──────── Material ────────

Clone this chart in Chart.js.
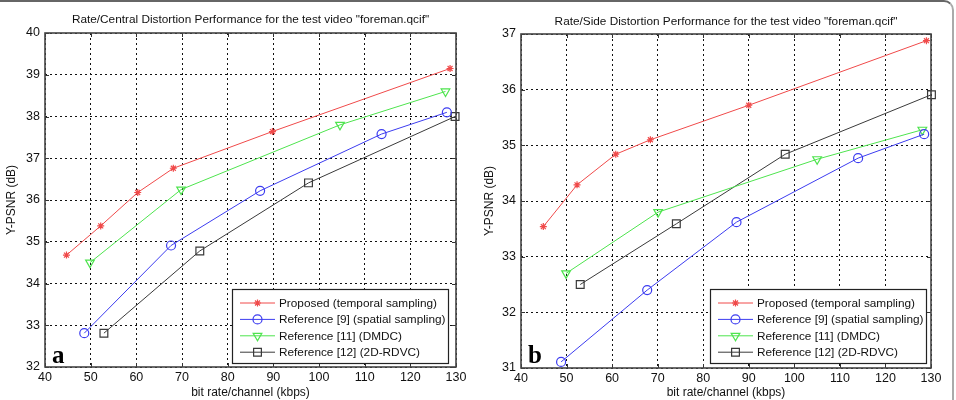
<!DOCTYPE html>
<html>
<head>
<meta charset="utf-8">
<script src="https://cdn.jsdelivr.net/npm/chart.js@4.4.1/dist/chart.umd.min.js"></script>
<style>
body { margin: 0; background: #fff; }
#wrap { position: relative; width: 956px; height: 400px; overflow: hidden; }
#frame { position: absolute; left: 0; top: 0; width: 954px; height: 430px; border-top: 2px solid #666; border-right: 2px solid #aaa; border-top-right-radius: 10px; box-sizing: border-box; }
canvas { position: absolute; top: 0; }
#chartA { left: 0; }
#chartB { left: 478px; }
</style>
</head>
<body>
<div id="wrap">
  <div id="frame"></div>
  <canvas id="chartA" width="478" height="400"></canvas>
  <canvas id="chartB" width="478" height="400"></canvas>
</div>
<script>
const seriesNames = ['Proposed (temporal sampling)', 'Reference [9] (spatial sampling)', 'Reference [11] (DMDC)', 'Reference [12] (2D-RDVC)'];
const xTicks = [40, 50, 60, 70, 80, 90, 100, 110, 120, 130];

// (a) central distortion
const rateProposedA = [44.7, 52.2, 60.3, 68.1, 89.8, 128.7];
const psnrProposedA = [34.68, 35.38, 36.18, 36.76, 37.64, 39.15];
const rateRef9A = [48.6, 67.6, 87.1, 113.7, 128.0];
const psnrRef9A = [32.81, 34.91, 36.22, 37.58, 38.1];
const rateRef11A = [49.85, 69.8, 104.6, 127.7];
const psnrRef11A = [34.5, 36.25, 37.8, 38.6];
const rateRef12A = [52.9, 73.9, 97.7, 129.8];
const psnrRef12A = [32.81, 34.78, 36.41, 38.0];
const yTicksA = [32, 33, 34, 35, 36, 37, 38, 39, 40];

// (b) side distortion
const rateProposedB = [44.9, 52.3, 60.8, 68.4, 90.0, 129.0];
const psnrProposedB = [33.54, 34.29, 34.84, 35.1, 35.72, 36.88];
const rateRef9B = [48.8, 67.7, 87.3, 114.0, 128.5];
const psnrRef9B = [31.11, 32.4, 33.62, 34.77, 35.2];
const rateRef11B = [49.9, 70.1, 105.0, 128.1];
const psnrRef11B = [32.7, 33.8, 34.75, 35.28];
const rateRef12B = [53.0, 74.1, 98.0, 130.1];
const psnrRef12B = [32.5, 33.59, 34.84, 35.91];
const yTicksB = [31, 32, 33, 34, 35, 36, 37];

const styles = [
  { color: '#f04a4a', pointStyle: 'star', radius: 3.5, rotation: 0 },
  { color: '#3c3cf0', pointStyle: 'circle', radius: 4.5, rotation: 0 },
  { color: '#4ee44e', pointStyle: 'triangle', radius: 5, rotation: 180 },
  { color: '#3a3a3a', pointStyle: 'rect', radius: 5.5, rotation: 0 }
];

const font = 'Liberation Sans';

function pts(xs, ys) {
  return xs.map((x, i) => ({ x: x, y: ys[i] }));
}

function makeSets(groups) {
  return groups.map((g, i) => ({
    label: seriesNames[i],
    data: pts(g[0], g[1]),
    borderColor: styles[i].color,
    backgroundColor: 'rgba(0,0,0,0)',
    borderWidth: 1,
    pointStyle: styles[i].pointStyle,
    pointRadius: styles[i].radius,
    pointRotation: styles[i].rotation,
    pointBorderWidth: 1.2,
    pointBorderColor: styles[i].color,
    pointBackgroundColor: 'rgba(0,0,0,0)',
    tension: 0,
    clip: false
  }));
}

// title, box, inward ticks, legend box, panel letter
const decor = {
  id: 'decor',
  afterDraw(chart, args, o) {
    const c = chart.ctx, a = chart.chartArea;
    const sx = chart.scales.x, sy = chart.scales.y;
    c.save();
    c.fillStyle = '#111';
    c.font = '11.8px ' + font;
    c.textAlign = 'center';
    c.textBaseline = 'middle';
    c.fillText(o.title, (a.left + a.right) / 2, o.titleY);

    c.strokeStyle = '#333';
    c.lineWidth = 1;
    c.beginPath();
    xTicks.forEach(v => {
      const px = Math.round(sx.getPixelForValue(v)) + 0.5;
      c.moveTo(px, a.bottom); c.lineTo(px, a.bottom - 4);
      c.moveTo(px, a.top); c.lineTo(px, a.top + 4);
    });
    o.yTicks.forEach(v => {
      const py = Math.round(sy.getPixelForValue(v)) + 0.5;
      c.moveTo(a.left, py); c.lineTo(a.left + 4, py);
      c.moveTo(a.right, py); c.lineTo(a.right - 4, py);
    });
    c.stroke();

    c.strokeStyle = '#444';
    c.lineWidth = 1.6;
    c.strokeRect(a.left, a.top, a.right - a.left, a.bottom - a.top);

    // legend
    const L = o.legend;
    c.fillStyle = '#fff';
    c.fillRect(L.x, L.y, L.w, L.h);
    c.strokeStyle = '#222';
    c.lineWidth = 1.2;
    c.strokeRect(L.x + 0.5, L.y + 0.5, L.w, L.h);
    chart.data.datasets.forEach((ds, i) => {
      const yy = L.y + 14 + i * 16.4;
      c.strokeStyle = ds.borderColor;
      c.lineWidth = 1;
      c.beginPath();
      c.moveTo(L.x + 8, yy); c.lineTo(L.x + 43, yy);
      c.stroke();
      c.fillStyle = 'rgba(0,0,0,0)';
      c.lineWidth = 1.2;
      Chart.helpers.drawPoint(c, {
        pointStyle: ds.pointStyle, radius: ds.pointRadius,
        rotation: ds.pointRotation, borderWidth: 1.2
      }, L.x + 25.5, yy);
      c.fillStyle = '#111';
      c.font = '11.8px ' + font;
      c.textAlign = 'left';
      c.textBaseline = 'middle';
      c.fillText(ds.label, L.x + 47, yy + 0.5);
    });

    c.fillStyle = '#000';
    c.font = 'bold 25px "Liberation Serif"';
    c.textAlign = 'left';
    c.textBaseline = 'alphabetic';
    c.fillText(o.letter, o.letterX, 363);
    c.restore();
  }
};

function makeChart(id, groups, yMin, yMax, o) {
  const ctx = document.getElementById(id).getContext('2d');
  return new Chart(ctx, {
    type: 'line',
    data: { datasets: makeSets(groups) },
    options: {
      responsive: false,
      animation: false,
      layout: { padding: { left: 0, right: o.padRight, top: o.padTop, bottom: 0 } },
      plugins: {
        legend: { display: false },
        tooltip: { enabled: false },
        decor: o
      },
      scales: {
        x: {
          type: 'linear', min: 40, max: 130,
          afterBuildTicks: s => { s.ticks = xTicks.map(v => ({ value: v })); },
          afterFit: s => { s.height = o.xHeight; },
          ticks: { color: '#111', font: { family: font, size: 12.5 }, padding: 3, maxRotation: 0 },
          grid: { color: '#111', lineWidth: 1, drawTicks: false },
          border: { display: false, dash: [2, 3] },
          title: { display: true, text: 'bit rate/channel (kbps)', color: '#111', font: { family: font, size: 12 }, padding: 0 }
        },
        y: {
          type: 'linear', min: yMin, max: yMax,
          afterBuildTicks: s => { s.ticks = o.yTicks.map(v => ({ value: v })); },
          afterFit: s => { s.width = o.yWidth; },
          ticks: { color: '#111', font: { family: font, size: 12.5 }, padding: 5 },
          grid: { color: '#111', lineWidth: 1, drawTicks: false },
          border: { display: false, dash: [2, 3] },
          title: { display: true, text: 'Y-PSNR (dB)', color: '#111', font: { family: font, size: 12 }, padding: { top: 4, bottom: 0 } }
        }
      }
    },
    plugins: [decor]
  });
}

makeChart('chartA', [
  [rateProposedA, psnrProposedA],
  [rateRef9A, psnrRef9A],
  [rateRef11A, psnrRef11A],
  [rateRef12A, psnrRef12A]
], 32, 40, {
  title: 'Rate/Central Distortion Performance for the test video "foreman.qcif"',
  titleY: 19.5, padRight: 22, padTop: 33, xHeight: 33, yWidth: 45,
  yTicks: yTicksA, letter: 'a', letterX: 52,
  legend: { x: 232, y: 289, w: 216, h: 74 }
});

makeChart('chartB', [
  [rateProposedB, psnrProposedB],
  [rateRef9B, psnrRef9B],
  [rateRef11B, psnrRef11B],
  [rateRef12B, psnrRef12B]
], 31, 37, {
  title: 'Rate/Side Distortion Performance for the test video "foreman.qcif"',
  titleY: 21.5, padRight: 25, padTop: 34, xHeight: 32, yWidth: 43,
  yTicks: yTicksB, letter: 'b', letterX: 50,
  legend: { x: 232, y: 289, w: 216, h: 74 }
});
</script>
</body>
</html>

────────

## Problem details
Omit the pictures, then repeat exactly each line from the beginning of the listing through the line with "const yTicksB = [31, 32, 33, 34, 35, 36, 37];".

## Task response
Clone this chart in Chart.js.
<!DOCTYPE html>
<html>
<head>
<meta charset="utf-8">
<script src="https://cdn.jsdelivr.net/npm/chart.js@4.4.1/dist/chart.umd.min.js"></script>
<style>
body { margin: 0; background: #fff; }
#wrap { position: relative; width: 956px; height: 400px; overflow: hidden; }
#frame { position: absolute; left: 0; top: 0; width: 954px; height: 430px; border-top: 2px solid #666; border-right: 2px solid #aaa; border-top-right-radius: 10px; box-sizing: border-box; }
canvas { position: absolute; top: 0; }
#chartA { left: 0; }
#chartB { left: 478px; }
</style>
</head>
<body>
<div id="wrap">
  <div id="frame"></div>
  <canvas id="chartA" width="478" height="400"></canvas>
  <canvas id="chartB" width="478" height="400"></canvas>
</div>
<script>
const seriesNames = ['Proposed (temporal sampling)', 'Reference [9] (spatial sampling)', 'Reference [11] (DMDC)', 'Reference [12] (2D-RDVC)'];
const xTicks = [40, 50, 60, 70, 80, 90, 100, 110, 120, 130];

// (a) central distortion
const rateProposedA = [44.7, 52.2, 60.3, 68.1, 89.8, 128.7];
const psnrProposedA = [34.68, 35.38, 36.18, 36.76, 37.64, 39.15];
const rateRef9A = [48.6, 67.6, 87.1, 113.7, 128.0];
const psnrRef9A = [32.81, 34.91, 36.22, 37.58, 38.1];
const rateRef11A = [49.85, 69.8, 104.6, 127.7];
const psnrRef11A = [34.5, 36.25, 37.8, 38.6];
const rateRef12A = [52.9, 73.9, 97.7, 129.8];
const psnrRef12A = [32.81, 34.78, 36.41, 38.0];
const yTicksA = [32, 33, 34, 35, 36, 37, 38, 39, 40];

// (b) side distortion
const rateProposedB = [44.9, 52.3, 60.8, 68.4, 90.0, 129.0];
const psnrProposedB = [33.54, 34.29, 34.84, 35.1, 35.72, 36.88];
const rateRef9B = [48.8, 67.7, 87.3, 114.0, 128.5];
const psnrRef9B = [31.11, 32.4, 33.62, 34.77, 35.2];
const rateRef11B = [49.9, 70.1, 105.0, 128.1];
const psnrRef11B = [32.7, 33.8, 34.75, 35.28];
const rateRef12B = [53.0, 74.1, 98.0, 130.1];
const psnrRef12B = [32.5, 33.59, 34.84, 35.91];
const yTicksB = [31, 32, 33, 34, 35, 36, 37];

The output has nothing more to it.